On Thursday, the museum will announce that a 3.5-acre, $30-million park is in the works on the south side of the street, part of the major makeover the museum is undergoing inside and out as it heads toward its centennial in 2013.
"We have the space," said museum President and Director Jane Pisano as she stood on a balcony overlooking the site's pulverized concrete, contoured earth and machinery. "And we also have the climate — we can be using this space the entire year, except for the few days when it rains."
A year ago this area of the museum, or the North Campus, was taken up by two parking lots and a walkway and staircase to the second-floor entrance. Now one parking lot has been demolished, and the other is being rebuilt into two stories. In the future an elegant white tubular steel bridge will bring visitors into the building.
It's all part of what Pisano calls the "pursuit of a more compelling mission for a natural history museum in the 21st century."
The park will have 11 thematic areas, with the first phase slated to finish in July 2011, in time for the opening of the exhibition halls for "Dinosaur Mysteries."
The Pollinator Garden, for example, will focus on butterflies, bees and flowering plants. The Urban Wilderness will feature native California plants and the birds and insects who live among them. The Home Garden will reflect what people might have in their own backyard — citrus trees and vegetables — and provide education in water conservation and biodiversity.

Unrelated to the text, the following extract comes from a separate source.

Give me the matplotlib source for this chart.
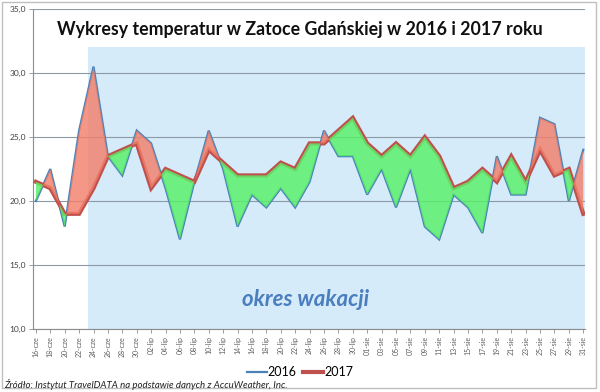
import matplotlib
matplotlib.use("Agg")
import matplotlib.pyplot as plt
import numpy as np
from matplotlib.lines import Line2D
from matplotlib.patches import Rectangle

plt.rcParams['font.family'] = ['Lato', 'DejaVu Sans']

dates = ["16-cze", "18-cze", "20-cze", "22-cze", "24-cze", "26-cze", "28-cze", "30-cze",
         "02-lip", "04-lip", "06-lip", "08-lip", "10-lip", "12-lip", "14-lip", "16-lip",
         "18-lip", "20-lip", "22-lip", "24-lip", "26-lip", "28-lip", "30-lip",
         "01-sie", "03-sie", "05-sie", "07-sie", "09-sie", "11-sie", "13-sie", "15-sie",
         "17-sie", "19-sie", "21-sie", "23-sie", "25-sie", "27-sie", "29-sie", "31-sie"]

t2016 = [20.0, 22.5, 18.0, 25.5, 30.5, 23.5, 22.0, 25.5,
         24.5, 21.0, 17.0, 21.5, 25.5, 22.5, 18.0, 20.5,
         19.5, 21.0, 19.5, 21.5, 25.5, 23.5, 23.5,
         20.5, 22.5, 19.5, 22.5, 18.0, 17.0, 20.5, 19.5,
         17.5, 23.5, 20.5, 20.5, 26.5, 26.0, 20.0, 24.0]

t2017 = [21.5, 21.0, 19.0, 19.0, 21.0, 23.5, 24.0, 24.5,
         21.0, 22.5, 22.0, 21.5, 24.0, 23.0, 22.0, 22.0,
         22.0, 23.0, 22.5, 24.5, 24.5, 25.5, 26.5,
         24.5, 23.5, 24.5, 23.5, 25.0, 23.5, 21.0, 21.5,
         22.5, 21.5, 23.5, 21.5, 24.0, 22.0, 22.5, 19.0]

vacation_start = 3.6   # between 22-cze and 24-cze
vacation_top = 32.0

title = "Wykresy temperatur w Zatoce Gdańskiej w 2016 i 2017 roku"
source = "Źródło: Instytut TravelDATA na podstawie danych z AccuWeather, Inc."

x = np.arange(len(dates))
a = np.array(t2016)
b = np.array(t2017)

fig = plt.figure(figsize=(6.0, 3.92), dpi=100)
ax = fig.add_axes([33/600, 1-329/392, (585-33)/600, (329-9)/392])

xmin, xmax = -0.2, 38.12
ax.set_xlim(xmin, xmax)
ax.set_ylim(10, 35)

# vacation region
ax.fill_between([vacation_start, xmax], 10, vacation_top, color="#d5ebfa", lw=0, zorder=0)

# grid
ax.set_yticks(np.arange(10, 36, 5))
ax.set_yticklabels([f"{v:.1f}".replace(".", ",") for v in np.arange(10, 36, 5)],
                   fontsize=6, color="#404040")
ax.yaxis.grid(True, color="#8c9aa6", lw=0.8, zorder=1)
ax.set_axisbelow(False)

# lines
ax.plot(x, a, color="#4a82b8", lw=1.6, zorder=3, solid_joinstyle="miter")
ax.plot(x, b, color="#c0504d", lw=3.0, zorder=3, solid_joinstyle="miter")

# fills
ax.fill_between(x, a, b, where=b >= a, interpolate=True, color="#58f068", alpha=0.82, lw=0, zorder=4)
ax.fill_between(x, a, b, where=a >= b, interpolate=True, color="#f2806b", alpha=0.82, lw=0, zorder=4)

ax.set_xticks(x)
ax.set_xticklabels(dates, rotation=90, fontsize=5.0, color="#606060")
ax.tick_params(axis="x", length=3, width=0.6, color="#8c8c8c", pad=2)
ax.tick_params(axis="y", length=3, width=0.6, color="#8c8c8c", pad=2)

for s in ["top", "right"]:
    ax.spines[s].set_visible(False)
for s in ["left", "bottom"]:
    ax.spines[s].set_color("#8c8c8c")
    ax.spines[s].set_linewidth(0.8)

fig.text(0.5, 1-30/392, title, ha="center", va="center",
         fontsize=12.8, fontweight="bold", color="#101010", zorder=6)
fig.text(306/600, 1-300/392, "okres wakacji", ha="center", va="center",
         fontsize=16, fontweight="bold", fontstyle="italic", color="#4a7ebf", zorder=6)

handles = [Line2D([], [], color="#4a82b8", lw=1.6), Line2D([], [], color="#c0504d", lw=3.0)]
fig.legend(handles, ["2016", "2017"], loc="center", bbox_to_anchor=(0.5, 1-372/392),
           ncol=2, frameon=False, fontsize=9, handlelength=1.6, handletextpad=0.1,
           columnspacing=0.5, borderpad=0)

fig.text(4/600, 1-384/392, source, fontsize=6.9, fontstyle="italic", color="#202020",
         ha="left", va="center")

fig.patches.append(Rectangle((2/600, 1-388/392), 594/600, 386/392, transform=fig.transFigure,
                             fill=False, edgecolor="#c0c0c0", lw=1.0))

fig.savefig("out.png", dpi=100)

One of the structural innovations will be the fencing at the entrance plaza. It is a combination of hedges and vertical posts that act as a fence for people — the posts will be positioned closely together — but allow smaller critters to pass in and out.
Interactivity is key, so there will be classes and demonstrations going on throughout the day, as well as the experiential "Get Dirty Zone." The "Stramphitheater" is a multipurpose terraced area next to the bridge.

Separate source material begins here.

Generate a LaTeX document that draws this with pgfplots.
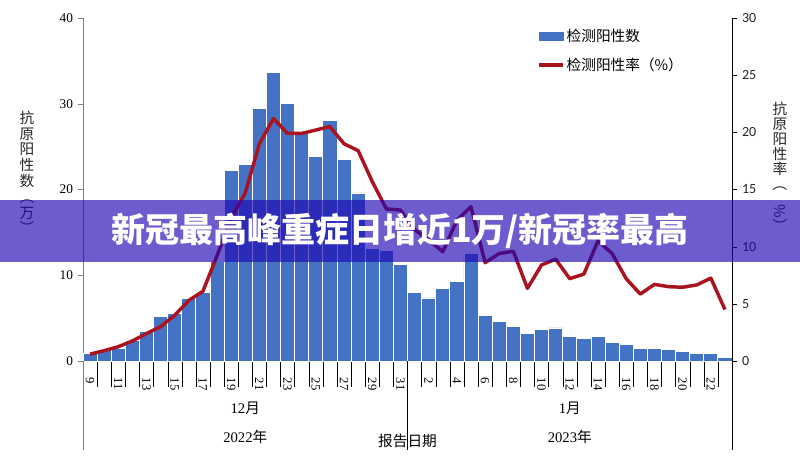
\documentclass[border=0pt]{standalone}
\usepackage{pgfplots}
\pgfplotsset{compat=1.18}
\usepackage{pgfplotstable}
\usepackage{graphicx}
\usepackage{fontspec}
\setmainfont{Liberation Serif}
\newfontfamily\cjk{Noto Sans CJK SC}
\newfontfamily\carlito{Carlito}
\definecolor{barblue}{RGB}{68,114,196}
\definecolor{linered}{RGB}{170,20,30}
\definecolor{bannerc}{RGB}{30,5,180}

\pgfplotstableread{
x bar rate
0 0.9 0.6
1 1.3 0.9
2 1.5 1.25
3 2.4 1.75
4 3.4 2.4
5 5.2 3.0
6 5.5 4.0
7 7.3 5.3
8 8.0 6.1
9 11.6 9.2
10 22.2 12.5
11 22.9 14.7
12 29.5 19.0
13 33.6 21.2
14 30.0 19.9
15 26.5 19.9
16 23.9 20.2
17 28.1 20.5
18 23.5 19.0
19 19.6 18.4
20 13.1 15.7
21 12.9 13.3
22 11.3 13.2
23 8.0 11.5
24 7.35 10.6
25 8.5 9.55
26 9.3 12.3
27 12.6 13.5
28 5.3 8.6
29 4.6 9.4
30 4.0 9.6
31 3.2 6.35
32 3.65 8.4
33 3.85 8.9
34 2.85 7.2
35 2.65 7.6
36 2.9 10.5
37 2.2 9.4
38 1.9 7.2
39 1.45 5.85
40 1.45 6.7
41 1.35 6.5
42 1.1 6.45
43 0.9 6.65
44 0.9 7.25
45 0.45 4.5
}\datatable

\begin{document}
\begin{tikzpicture}
\path[use as bounding box] (0,0) rectangle (600pt,347.25pt);
\begin{axis}[
  at={(62.25pt,76.5pt)}, anchor=south west,
  scale only axis, width=486.75pt, height=257.25pt,
  xmin=-0.5, xmax=45.5, ymin=0, ymax=40,
  axis x line*=bottom, axis y line*=left,
  y axis line style={draw=gray},
  x axis line style={draw=black},
  clip=false,
  /pgf/number format/assume math mode=true,
  ytick={0,10,20,30,40},
  tick align=outside,
  major tick length=4pt,
  ytick style={draw=gray},
  yticklabel style={font=\fontsize{10}{12}\selectfont},
  xtick={0,2,...,44},
  xticklabels={9,11,13,15,17,19,21,23,25,27,29,31,2,4,6,8,10,12,14,16,18,20,22},
  major x tick style={draw=none},
  minor xtick={-0.5,0.5,...,45.5},
  minor tick length=19.5pt,
  minor x tick style={draw=black},
  xticklabel style={font=\fontsize{9.5}{11}\selectfont, yshift=-5pt, rotate=-90, anchor=west},
]
\addplot[ybar, bar width=10.58pt, fill=barblue, draw=white, line width=0.6pt] table[x=x,y=bar]{\datatable};
\draw[gray] (axis cs:-0.5,0) -- ++(0pt,-66.75pt);
\draw[black] (axis cs:22.5,0) -- ++(0pt,-66.75pt);
\draw[black] (axis cs:45.5,0) -- ++(0pt,-66.75pt);
\node[font=\fontsize{11}{13}\selectfont] at (axis cs:11,0) [yshift=-35.25pt] {12{\cjk 月}};
\node[font=\fontsize{11}{13}\selectfont] at (axis cs:11,0) [yshift=-57pt] {2022{\cjk 年}};
\node[font=\fontsize{11}{13}\selectfont] at (axis cs:34,0) [yshift=-35.25pt] {1{\cjk 月}};
\node[font=\fontsize{11}{13}\selectfont] at (axis cs:34,0) [yshift=-57pt] {2023{\cjk 年}};
\node[font=\cjk\fontsize{11}{13}\selectfont] at (axis cs:22.5,0) [yshift=-60pt] {报告日期};
\end{axis}
\begin{axis}[
  at={(62.25pt,76.5pt)}, anchor=south west,
  scale only axis, width=486.75pt, height=257.25pt,
  xmin=-0.5, xmax=45.5, ymin=0, ymax=30,
  axis x line=none, axis y line*=right,
  y axis line style={draw=black},
  /pgf/number format/assume math mode=true,
  ytick={0,5,...,30},
  tick align=outside,
  major tick length=4pt,
  ytick style={draw=black},
  yticklabel style={font=\carlito\fontsize{10.5}{12}\selectfont, text=black!85},
  legend style={at={(0.6995,0.975)}, anchor=north west, draw=none, fill=none,
    inner sep=0pt, row sep=8pt, font=\cjk\fontsize{11}{13}\selectfont,
    nodes={inner sep=1.5pt}},
  legend cell align=left,
]
\addlegendimage{legend image code/.code={\fill[barblue] (0pt,-3pt) rectangle (18pt,3pt);}}
\addlegendentry{检测阳性数}
\addplot[linered, line width=2.6pt, line join=round, mark=none,
  legend image code/.code={\draw[linered,line width=2.6pt] (0pt,0pt) -- (18pt,0pt);}]
  table[x=x,y=rate]{\datatable};
\addlegendentry{检测阳性率（\%）}
\end{axis}
\node[align=center, font=\cjk\fontsize{11}{11.85}\selectfont, text=black!85] at (20.25pt,217.9pt) {抗\\原\\阳\\性\\数\\︵\\万\\︶};
\node[align=center, font=\cjk\fontsize{11}{11.2}\selectfont, text=black!85] at (585pt,222pt) {抗\\原\\阳\\性\\率\\︵\\\rotatebox{-90}{\%}\\︶};
\fill[bannerc, fill opacity=0.65] (0pt,150.75pt) rectangle (600pt,197.25pt);
\node[text=white, font=\cjk\bfseries\fontsize{25.5}{30}\selectfont] at (300pt,174pt) {新冠最高峰重症日增近1万/新冠率最高};
\end{tikzpicture}
\end{document}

"It will be used in the daytime for classes or demonstrations or for eating a sandwich from the cafe," says Don Webb, president of Cordell Corp., which has been overseeing the master plan and construction. "In the evenings you can do cinemas or concerts." In addition, CO Architects has collaborated on the museum's master plan and designed its car park and bridge.
Overall, the museum intends to help visitors identify and appreciate the flora and fauna of the Los Angeles area. "We're not only looking at native species, we're also looking at introduced species," says Brian Brown, the museum's curator of entomology and a member of the North Campus planning committee. "I like to say we're doing representative plantings."
He and his colleagues like to point out the wealth and diversity of our habitat. "Los Angeles County has about 501 bird species," says Kimball Garrett, staff ornithologist, "the largest bird list of any county in the entire United States." In Exposition Park alone, he has surveyed 159 bird species that pass through or make their homes there, including those ubiquitous wild parrots.
"Aside from the plethora of birds," says Mia Lehrer, whose company Mia Lehrer + Associates is designing the landscaping, "there are trees from 35 countries. We did an inventory here, and there are jacaranda from Brazil, ficus from the Canary Islands and Australia and Malaysia, and even an English oak."
Webb notes, "The irony is that most natural history museums are solely indoors — a very unnatural environment. This puts the natural back in natural history."